Minimum Spanning Tree (Prim's and Kruskal's algorithm)

Kruskal's algorithm to find the minimum cost spanning tree uses the greedy approach (pick the smallest weight edg).

Below are the steps for finding MST using Kruskal's algorithm:

1) Arrange all of the edges in ascending order of weight.

2) Pick the smallest edge and check if it will form a cycle if it is added to the spanning tree formed so far. If a cycle is not formed, include this edge. Otherwise, throw it away.

3) Repeat step 2 until the spanning tree has (v-1) edges.

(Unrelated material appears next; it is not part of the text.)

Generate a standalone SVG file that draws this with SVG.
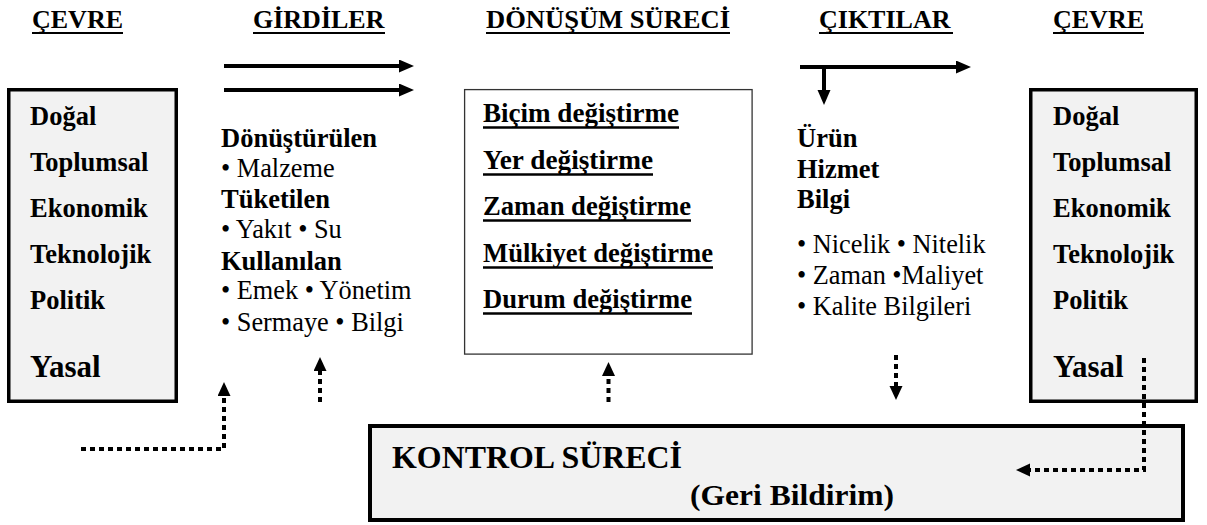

Note: The disjoint set data structure is used to make sure that the two nodes belong to different components (adding a new node will not create a cycle).

The time complexity of this solution is O(E LogE + E LogV) ~ O(E logE) or O(E logV) and space complexity is O(V + E).

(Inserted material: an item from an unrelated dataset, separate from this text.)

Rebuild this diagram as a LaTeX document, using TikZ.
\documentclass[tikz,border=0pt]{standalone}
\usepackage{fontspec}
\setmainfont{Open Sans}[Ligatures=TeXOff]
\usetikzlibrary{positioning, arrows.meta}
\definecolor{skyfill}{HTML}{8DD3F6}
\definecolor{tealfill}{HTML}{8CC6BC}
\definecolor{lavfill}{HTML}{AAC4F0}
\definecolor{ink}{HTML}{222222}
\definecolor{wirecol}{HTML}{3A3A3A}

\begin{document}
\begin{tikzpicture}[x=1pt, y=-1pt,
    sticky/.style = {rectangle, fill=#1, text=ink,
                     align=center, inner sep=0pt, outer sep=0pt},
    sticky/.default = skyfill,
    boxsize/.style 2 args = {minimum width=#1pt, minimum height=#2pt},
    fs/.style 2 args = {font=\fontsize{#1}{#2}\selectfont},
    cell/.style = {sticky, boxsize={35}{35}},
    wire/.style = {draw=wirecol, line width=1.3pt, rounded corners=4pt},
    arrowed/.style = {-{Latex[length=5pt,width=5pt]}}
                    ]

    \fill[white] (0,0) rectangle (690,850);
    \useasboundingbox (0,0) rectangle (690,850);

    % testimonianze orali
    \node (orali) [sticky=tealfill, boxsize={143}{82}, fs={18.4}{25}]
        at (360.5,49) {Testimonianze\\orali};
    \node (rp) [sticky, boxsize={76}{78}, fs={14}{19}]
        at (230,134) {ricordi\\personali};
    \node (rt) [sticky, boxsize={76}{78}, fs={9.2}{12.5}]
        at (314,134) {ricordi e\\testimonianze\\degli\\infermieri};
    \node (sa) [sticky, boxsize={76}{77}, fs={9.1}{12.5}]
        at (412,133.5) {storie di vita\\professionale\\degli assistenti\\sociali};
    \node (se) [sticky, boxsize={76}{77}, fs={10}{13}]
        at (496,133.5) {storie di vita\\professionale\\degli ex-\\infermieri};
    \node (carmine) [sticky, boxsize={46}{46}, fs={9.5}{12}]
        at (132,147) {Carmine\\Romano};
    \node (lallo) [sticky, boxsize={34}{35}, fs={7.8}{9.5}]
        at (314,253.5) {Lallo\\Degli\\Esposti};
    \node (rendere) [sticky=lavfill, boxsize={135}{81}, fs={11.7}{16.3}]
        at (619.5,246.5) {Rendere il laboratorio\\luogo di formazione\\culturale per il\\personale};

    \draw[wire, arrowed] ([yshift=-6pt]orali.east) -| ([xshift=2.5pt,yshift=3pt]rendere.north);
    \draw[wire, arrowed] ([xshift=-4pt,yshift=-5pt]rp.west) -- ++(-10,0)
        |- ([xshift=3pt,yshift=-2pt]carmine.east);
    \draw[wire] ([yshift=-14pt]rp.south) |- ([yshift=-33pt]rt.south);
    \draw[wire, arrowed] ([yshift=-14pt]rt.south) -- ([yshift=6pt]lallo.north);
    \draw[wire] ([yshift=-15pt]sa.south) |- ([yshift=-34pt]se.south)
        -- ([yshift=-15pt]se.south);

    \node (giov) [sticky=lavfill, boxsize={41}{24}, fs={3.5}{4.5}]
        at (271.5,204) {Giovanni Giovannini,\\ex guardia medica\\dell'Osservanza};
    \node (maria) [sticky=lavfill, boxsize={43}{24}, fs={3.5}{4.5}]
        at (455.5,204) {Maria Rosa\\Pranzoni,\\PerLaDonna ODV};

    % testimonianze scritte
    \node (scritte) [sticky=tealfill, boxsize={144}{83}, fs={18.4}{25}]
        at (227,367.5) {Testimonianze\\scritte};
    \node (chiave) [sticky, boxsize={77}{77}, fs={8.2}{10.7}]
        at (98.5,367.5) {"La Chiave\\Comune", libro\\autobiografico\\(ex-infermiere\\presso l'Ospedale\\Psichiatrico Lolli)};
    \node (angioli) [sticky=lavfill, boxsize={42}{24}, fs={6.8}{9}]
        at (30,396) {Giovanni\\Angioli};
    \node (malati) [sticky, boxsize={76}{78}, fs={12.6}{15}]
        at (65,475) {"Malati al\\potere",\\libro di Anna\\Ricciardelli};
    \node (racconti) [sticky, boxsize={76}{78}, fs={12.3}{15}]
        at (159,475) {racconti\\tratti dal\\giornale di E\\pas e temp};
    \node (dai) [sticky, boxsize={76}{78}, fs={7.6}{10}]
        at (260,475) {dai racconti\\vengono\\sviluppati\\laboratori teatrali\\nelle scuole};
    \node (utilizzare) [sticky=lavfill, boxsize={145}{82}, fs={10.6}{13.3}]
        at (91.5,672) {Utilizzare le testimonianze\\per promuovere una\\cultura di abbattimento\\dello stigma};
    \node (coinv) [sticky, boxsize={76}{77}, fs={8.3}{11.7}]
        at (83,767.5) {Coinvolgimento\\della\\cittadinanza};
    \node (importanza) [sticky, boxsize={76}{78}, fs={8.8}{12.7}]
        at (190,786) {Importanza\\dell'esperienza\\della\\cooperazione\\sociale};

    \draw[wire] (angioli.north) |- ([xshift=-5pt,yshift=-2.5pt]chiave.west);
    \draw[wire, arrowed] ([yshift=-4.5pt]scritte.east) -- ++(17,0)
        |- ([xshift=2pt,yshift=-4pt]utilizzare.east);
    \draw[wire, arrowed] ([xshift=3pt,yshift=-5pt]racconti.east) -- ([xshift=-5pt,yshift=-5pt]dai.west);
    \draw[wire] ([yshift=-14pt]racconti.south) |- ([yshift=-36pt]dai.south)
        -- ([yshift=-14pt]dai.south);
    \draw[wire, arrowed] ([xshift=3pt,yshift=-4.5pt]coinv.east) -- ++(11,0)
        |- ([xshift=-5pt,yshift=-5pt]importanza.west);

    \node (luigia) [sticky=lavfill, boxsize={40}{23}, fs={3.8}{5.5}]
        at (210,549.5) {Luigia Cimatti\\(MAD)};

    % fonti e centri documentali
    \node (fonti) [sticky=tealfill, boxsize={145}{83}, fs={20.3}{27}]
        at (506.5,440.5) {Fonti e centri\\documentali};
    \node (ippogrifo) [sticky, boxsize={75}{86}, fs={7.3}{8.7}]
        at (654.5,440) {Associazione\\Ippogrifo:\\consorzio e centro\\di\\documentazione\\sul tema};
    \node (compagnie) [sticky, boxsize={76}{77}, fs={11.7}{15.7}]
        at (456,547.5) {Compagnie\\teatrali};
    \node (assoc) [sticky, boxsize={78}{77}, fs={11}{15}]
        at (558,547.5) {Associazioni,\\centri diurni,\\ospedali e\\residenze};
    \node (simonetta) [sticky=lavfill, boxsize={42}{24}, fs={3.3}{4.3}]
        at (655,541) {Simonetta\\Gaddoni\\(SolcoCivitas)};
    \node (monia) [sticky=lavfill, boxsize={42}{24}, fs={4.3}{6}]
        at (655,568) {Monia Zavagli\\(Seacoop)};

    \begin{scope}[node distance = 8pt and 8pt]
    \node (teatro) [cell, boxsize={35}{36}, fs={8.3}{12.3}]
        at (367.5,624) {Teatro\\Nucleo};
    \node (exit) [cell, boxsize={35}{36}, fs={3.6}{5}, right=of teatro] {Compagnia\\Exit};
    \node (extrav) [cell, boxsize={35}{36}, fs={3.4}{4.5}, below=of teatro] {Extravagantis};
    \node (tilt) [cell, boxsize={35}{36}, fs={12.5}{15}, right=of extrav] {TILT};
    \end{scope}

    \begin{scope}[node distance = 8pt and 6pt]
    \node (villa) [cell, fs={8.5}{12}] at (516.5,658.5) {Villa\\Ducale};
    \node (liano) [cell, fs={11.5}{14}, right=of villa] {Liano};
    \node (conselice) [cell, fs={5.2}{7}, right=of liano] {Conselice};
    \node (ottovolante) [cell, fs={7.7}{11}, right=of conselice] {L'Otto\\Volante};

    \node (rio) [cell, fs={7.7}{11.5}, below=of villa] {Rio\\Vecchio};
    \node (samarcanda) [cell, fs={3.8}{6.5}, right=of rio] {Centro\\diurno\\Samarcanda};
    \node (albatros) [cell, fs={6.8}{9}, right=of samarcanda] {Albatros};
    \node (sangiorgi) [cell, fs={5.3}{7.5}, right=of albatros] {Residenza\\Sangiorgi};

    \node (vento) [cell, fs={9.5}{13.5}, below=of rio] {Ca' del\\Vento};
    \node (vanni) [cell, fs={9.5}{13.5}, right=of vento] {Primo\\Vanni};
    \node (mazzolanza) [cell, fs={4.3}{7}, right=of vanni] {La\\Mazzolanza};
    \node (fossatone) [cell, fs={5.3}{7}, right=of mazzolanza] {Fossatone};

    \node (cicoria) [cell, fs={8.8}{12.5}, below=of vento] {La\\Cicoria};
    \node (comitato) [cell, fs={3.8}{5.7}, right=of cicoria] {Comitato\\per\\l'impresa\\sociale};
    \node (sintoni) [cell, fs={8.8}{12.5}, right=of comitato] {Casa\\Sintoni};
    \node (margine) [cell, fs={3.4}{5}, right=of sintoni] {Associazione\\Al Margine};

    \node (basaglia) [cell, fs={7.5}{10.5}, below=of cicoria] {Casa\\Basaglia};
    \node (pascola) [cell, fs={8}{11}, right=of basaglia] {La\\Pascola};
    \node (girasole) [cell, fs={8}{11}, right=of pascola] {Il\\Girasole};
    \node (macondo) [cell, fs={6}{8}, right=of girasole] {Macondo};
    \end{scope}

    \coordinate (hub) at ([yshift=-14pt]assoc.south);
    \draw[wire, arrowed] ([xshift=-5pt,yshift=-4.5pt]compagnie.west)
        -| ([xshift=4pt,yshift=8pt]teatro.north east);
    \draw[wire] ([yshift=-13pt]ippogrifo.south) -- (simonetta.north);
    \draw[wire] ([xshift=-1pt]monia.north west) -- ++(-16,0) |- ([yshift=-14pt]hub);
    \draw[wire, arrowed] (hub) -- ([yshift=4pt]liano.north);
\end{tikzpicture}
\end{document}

Prim's algorithm is a greedy algorithm that finds a minimum spanning tree for a weighted undirected, connected graph.

The algorithm can be described as follows:

1) Initialise a tree with a single vertex, chosen arbitrarily from the graph.

2) Grow the tree by one edge at a time, selected out of the minimum-weight adjacent edges that connect the tree to vertices not yet in the tree.

3) Repeat step 2 until the tree has all vertices.

We can implement the above-mentioned algorithm with the help of a priority-queue and an auxiliary array to track already added nodes.

We can start by adding any node to the priority-queue and keep on doing the below-mentioned steps until the queue is not empty.

If the polled node is already visited, mark it as visited, add its weight to the total weight, and add its adjacents to the queue.

Prim's algorithm works only on connected graphs.

The time complexity of this solution is O(E * log V) and space complexity is O(V).